Draft Rubric: Mandala Browser
by David Morgan and Sarah Scalet
The Mandala Browser is a software that visibly links different search results. For example, using text from William Shakespeare’s Romeo and Juliet, the prototype connects word usage and speakers in text. By imputing specific terms and conditions into the search function, the user can see the quantity of a word’s usage in the text. The tool also develops visual relationships between specific words in the play and the words’ speakers. Although the prototype draws connections between words in a text, the creators boast the software’s tremendous flexibility. According to the Mandala Browser’s website, “The design provides enormous flexibility in terms of the number of criteria used, the number of items represented, and the types of items represented.” The software’s flexibility provides an ideal tool for hypothesis building within the academic realm. It directly advances the study of literature, as evidenced by the prototype’s use of Romeo and Juliet. However, it could theoretically be expanded to any number of academic fields that include textual study.
The Mandala Browser is a piece of software designed to help make connections between different texts. It is written in Java and runs as a self-contained applet. On the back-end the data is stored in flexible XML files. When investigating a text, the user codes the attributes they wish to compare into the XML file and loads it into the Java applet. The project was developed by a research team located in various universities throughout Canada. Notably, the browser’s website is outdated. Publications from 2011 are the most recent publications listed on the website; furthermore, potential book proposals are due by 2012. At this point, guides for using Mandala in the classroom exist online [http://maker.uvic.ca/mandala/]. Despite the outdated website, the browser seems to be relevant and in use.
[Test-run of the program. Image source: screen shot from David Morgan’s computer.]
It would be nearly impossible to create one rigid evaluation that would encompass every Digital Humanities project. The potential scope is simply too great. So rather than creating a master evaluation below, we have laid out a few simple guidelines and an even simpler grading scale. For each element, a project can either get a thumbs down, a neutral flat palm, or a thumbs up. The thumbs down indicates that the project is lacking greatly in that area or that it is absent altogether. A flat palm is akin to a shrug – the project may have some of the features but it doesn’t execute or totally embrace the idea. Simply put, its bland. The coveted thumbs up is a splash of color. It indicates that the project gets it and they’re doing it in a noteworthy or impressive way.

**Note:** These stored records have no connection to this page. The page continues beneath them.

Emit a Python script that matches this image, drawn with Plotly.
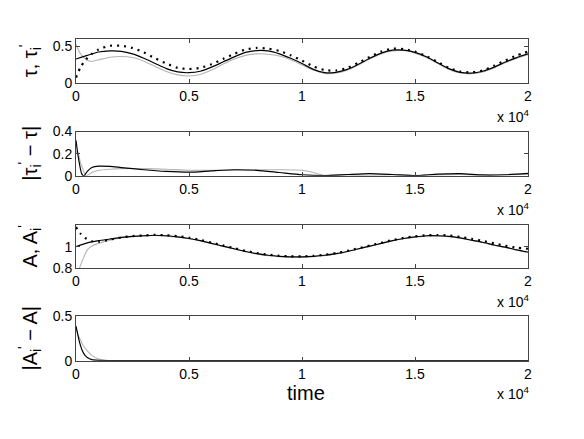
import plotly.graph_objects as go

# time axis (raw units, labels shown in units of 10^4)
t_main = [0, 500, 1000, 1500, 2000, 2500, 3000, 3500, 4000, 4500, 5000, 5500, 6000,
          6500, 7000, 7500, 8000, 8500, 9000, 9500, 10000, 10500, 11000, 11500, 12000,
          12500, 13000, 13500, 14000, 14500, 15000, 15500, 16000, 16500, 17000, 17500,
          18000, 18500, 19000, 19500, 20000]

# panel 1: tau (black), tau_i' estimates (dotted black, gray)
tau = [0.33, 0.38, 0.425, 0.44, 0.435, 0.40, 0.34, 0.27, 0.20, 0.155, 0.145, 0.165,
       0.22, 0.29, 0.36, 0.42, 0.445, 0.44, 0.40, 0.34, 0.27, 0.19, 0.145, 0.15, 0.19,
       0.26, 0.34, 0.41, 0.45, 0.45, 0.42, 0.36, 0.28, 0.20, 0.15, 0.14, 0.165, 0.22,
       0.29, 0.35, 0.40]

t_tau_dot = [0, 200, 400, 700] + t_main[2:]
tau_dot = [0.08, 0.22, 0.31, 0.40, 0.46, 0.51, 0.51, 0.48, 0.42, 0.34, 0.27, 0.21,
           0.195, 0.21, 0.26, 0.33, 0.40, 0.46, 0.48, 0.47, 0.44, 0.38, 0.31, 0.23,
           0.18, 0.175, 0.21, 0.28, 0.36, 0.43, 0.47, 0.465, 0.43, 0.37, 0.29, 0.21,
           0.16, 0.15, 0.175, 0.24, 0.31, 0.38, 0.43]

t_tau_gray = [0, 200, 500, 700] + t_main[2:]
tau_gray = [0.53, 0.40, 0.31, 0.30, 0.32, 0.355, 0.365, 0.35, 0.30, 0.23, 0.16, 0.115,
            0.10, 0.12, 0.18, 0.26, 0.33, 0.38, 0.40, 0.395, 0.37, 0.32, 0.25, 0.18,
            0.135, 0.14, 0.18, 0.25, 0.33, 0.40, 0.44, 0.445, 0.41, 0.35, 0.27, 0.19,
            0.14, 0.13, 0.155, 0.21, 0.28, 0.34, 0.39]

# panel 2: |tau_i' - tau|
t_err_tau_k = [0, 100, 250, 350, 500, 700, 1000, 1500, 2000, 3000, 4000, 5000, 6000,
               7000, 8000, 9000, 10000, 11000, 12000, 13000, 14000, 15000, 16000,
               17000, 18000, 19000, 20000]
err_tau_k = [0.32, 0.17, 0.02, 0.0, 0.04, 0.075, 0.088, 0.085, 0.075, 0.055, 0.04,
             0.033, 0.045, 0.055, 0.05, 0.03, 0.01, 0.003, 0.012, 0.02, 0.012, 0.002,
             0.015, 0.02, 0.008, 0.01, 0.022]
t_err_tau_g = [0, 100, 200, 450, 700, 1000, 1500, 2000, 3000, 4000, 5000, 6000, 7000,
               8000, 9000, 10000, 10500, 11000, 12000, 13000, 14000, 15000, 16000,
               17000, 18000, 19000, 20000]
err_tau_g = [0.22, 0.20, 0.12, 0.0, 0.03, 0.05, 0.06, 0.065, 0.065, 0.06, 0.05, 0.05,
             0.05, 0.055, 0.055, 0.05, 0.03, 0.005, 0.008, 0.005, 0.01, 0.005, 0.008,
             0.012, 0.006, 0.01, 0.012]

# panel 3: A (black), A_i' estimates (dotted black, gray)
amp = [1.00, 1.035, 1.055, 1.07, 1.085, 1.095, 1.10, 1.105, 1.10, 1.09, 1.075, 1.055,
       1.03, 1.005, 0.98, 0.955, 0.935, 0.92, 0.91, 0.905, 0.905, 0.91, 0.92, 0.935,
       0.955, 0.98, 1.005, 1.03, 1.055, 1.075, 1.09, 1.10, 1.10, 1.095, 1.08, 1.06,
       1.04, 1.015, 0.995, 0.97, 0.95]

t_amp_dot = [0, 200, 400, 700] + t_main[2:]
amp_dot = [1.18, 1.12, 1.08, 1.05, 1.045, 1.065, 1.085, 1.097, 1.103, 1.108, 1.105,
           1.096, 1.082, 1.062, 1.037, 1.011, 0.986, 0.961, 0.941, 0.926, 0.915, 0.91,
           0.91, 0.915, 0.925, 0.94, 0.96, 0.985, 1.01, 1.035, 1.06, 1.08, 1.095,
           1.105, 1.107, 1.103, 1.09, 1.072, 1.053, 1.03, 1.008, 0.99, 0.98]

t_amp_gray = [150, 300, 500, 700] + t_main[2:]
amp_gray = [0.80, 0.88, 0.97, 1.005, 1.03, 1.06, 1.08, 1.092, 1.098, 1.102, 1.097,
            1.087, 1.072, 1.052, 1.027, 1.002, 0.977, 0.952, 0.932, 0.917, 0.907,
            0.902, 0.902, 0.907, 0.917, 0.932, 0.952, 0.977, 1.002, 1.027, 1.052,
            1.072, 1.087, 1.097, 1.097, 1.092, 1.077, 1.057, 1.037, 1.012, 0.992,
            0.967, 0.947]

# panel 4: |A_i' - A|
t_err_a_k = [0, 100, 200, 300, 400, 500, 700, 1000, 1500, 2000, 5000, 10000, 15000, 20000]
err_a_k = [0.39, 0.27, 0.17, 0.10, 0.06, 0.035, 0.012, 0.004, 0.002, 0.001, 0.001,
           0.001, 0.001, 0.001]
t_err_a_g = [0, 100, 200, 300, 500, 700, 1000, 1300, 2000, 5000, 10000, 15000, 20000]
err_a_g = [0.36, 0.29, 0.23, 0.18, 0.11, 0.06, 0.02, 0.006, 0.002, 0.001, 0.001,
           0.001, 0.001]

x_ticks = [0, 5000, 10000, 15000, 20000]
x_ticktext = ['0', '0.5', '1', '1.5', '2']

# the page body adds an 8px offset, so the figure is drawn 8px smaller
W, H = 576.0, 431.0
L, PW = 68, 452
FONT = 'Liberation Sans, Arial, sans-serif'
BLACK = '#000000'
GRAY = '#b4b4b4'
DOTS = '2px,5px'

# pixel rows of each panel (top, bottom), figure coords
panels = [(24, 70), (120, 166), (217, 262), (312, 358)]
y_ranges = [[0, 0.6], [0, 0.4], [0.8, 1.2], [0, 0.5]]
y_ticks = [[0, 0.5], [0, 0.2, 0.4], [0.8, 1], [0, 0.5]]
y_titles = ["τ, τ<sub>i</sub><sup>'</sup>", "|τ<sub>i</sub><sup>'</sup> − τ|",
            "A, A<sub>i</sub><sup>'</sup>", "|A<sub>i</sub><sup>'</sup> − A|"]

fig = go.Figure()

def add(t, y, n, color, width=1.2, dash=None):
    fig.add_trace(go.Scatter(
        x=t, y=y, mode='lines', xaxis='x' if n == 1 else 'x%d' % n,
        yaxis='y' if n == 1 else 'y%d' % n,
        line=dict(color=color, width=width, dash=dash, shape='spline', smoothing=0.6),
        showlegend=False, hoverinfo='skip'))

add(t_tau_gray, tau_gray, 1, GRAY, 1.1)
add(t_main, tau, 1, BLACK, 1.2)
add(t_tau_dot, tau_dot, 1, BLACK, 2.2, DOTS)
add(t_err_tau_g, err_tau_g, 2, GRAY, 1.1)
add(t_err_tau_k, err_tau_k, 2, BLACK, 1.2)
add(t_amp_gray, amp_gray, 3, GRAY, 1.1)
add(t_main, amp, 3, BLACK, 1.2)
add(t_amp_dot, amp_dot, 3, BLACK, 2.2, DOTS)
add(t_err_a_g, err_a_g, 4, GRAY, 1.1)
add(t_err_a_k, err_a_k, 4, BLACK, 1.2)

axis_common = dict(showgrid=False, zeroline=False, showline=True, linecolor='#444444',
                   linewidth=1, mirror='allticks', ticks='inside', ticklen=4,
                   tickcolor='#444444', tickfont=dict(family=FONT, size=14, color='black'))

layout = dict(width=W, height=H, plot_bgcolor='white', paper_bgcolor='white',
              margin=dict(l=L, r=W - L - PW, t=0, b=0), annotations=[])

for i, (top, bot) in enumerate(panels):
    n = i + 1
    xk = 'xaxis' if n == 1 else 'xaxis%d' % n
    yk = 'yaxis' if n == 1 else 'yaxis%d' % n
    dom = [1 - bot / H, 1 - top / H]
    layout[xk] = dict(axis_common, domain=[0, 1], range=[0, 20000], tickvals=x_ticks,
                      ticktext=x_ticktext, anchor='y' if n == 1 else 'y%d' % n)
    layout[yk] = dict(axis_common, domain=dom, range=y_ranges[i], tickvals=y_ticks[i],
                      ticktext=[('%g' % v) for v in y_ticks[i]],
                      anchor='x' if n == 1 else 'x%d' % n)
    layout['annotations'].append(dict(
        text=y_titles[i], xref='paper', yref='paper', x=(22 - L) / float(PW),
        y=1 - (top + bot) / 2 / H, xanchor='center', yanchor='middle', textangle=-90,
        showarrow=False, font=dict(family=FONT, size=20, color='black')))
    layout['annotations'].append(dict(
        text='x 10<sup>4</sup>', xref='paper', yref='paper', x=(523 - L) / float(PW),
        y=1 - (bot + 34) / H, xanchor='right', yanchor='middle', showarrow=False,
        font=dict(family=FONT, size=14, color='black')))

layout['annotations'].append(dict(
    text='time', xref='paper', yref='paper', x=(298 - L) / float(PW), y=1 - 392 / H,
    xanchor='center', yanchor='middle', showarrow=False,
    font=dict(family=FONT, size=20, color='black')))

fig.update_layout(**layout)
fig.write_html("out.html")
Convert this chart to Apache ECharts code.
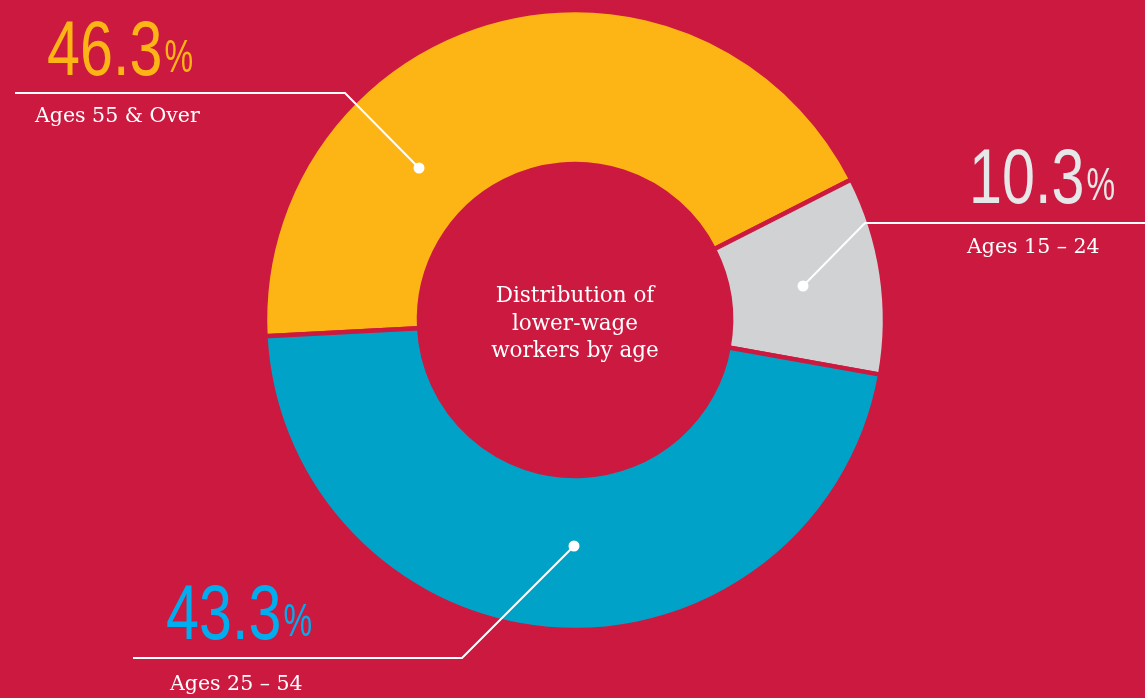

1. Innovation – Does this project do something new or valuable? In the modern era our lives are clogged with information. A good project should offer meaningful insight or a novel perspective. [Mandala seems to deserve a thumbs up for contributing to academic study in a new way.]
2. Approachability – Can the user easily understand the project and its context? [After a few trials periods, we finally got the software working. Downward thumb for the learning curve in using the software.]
3. Intentionality – Good design can convey as much information as text. From an aesthetic and functional perspective how well is the project designed? Does the presentation help or hinder the message? [Thumbs up for being easy to read and understand once the user intentionally chooses distinct colors.]
4. Engagement – A proper DH project isn’t uni-directional. Does the user have a meaningful method of using, contributing to, or engaging with the project. This make take the form of user submitted content, discussion forms, teacher’s guidelines, or open data available for future study. [Thumbs up because the software can be adapted to study different connections using different text based on its flexible design.]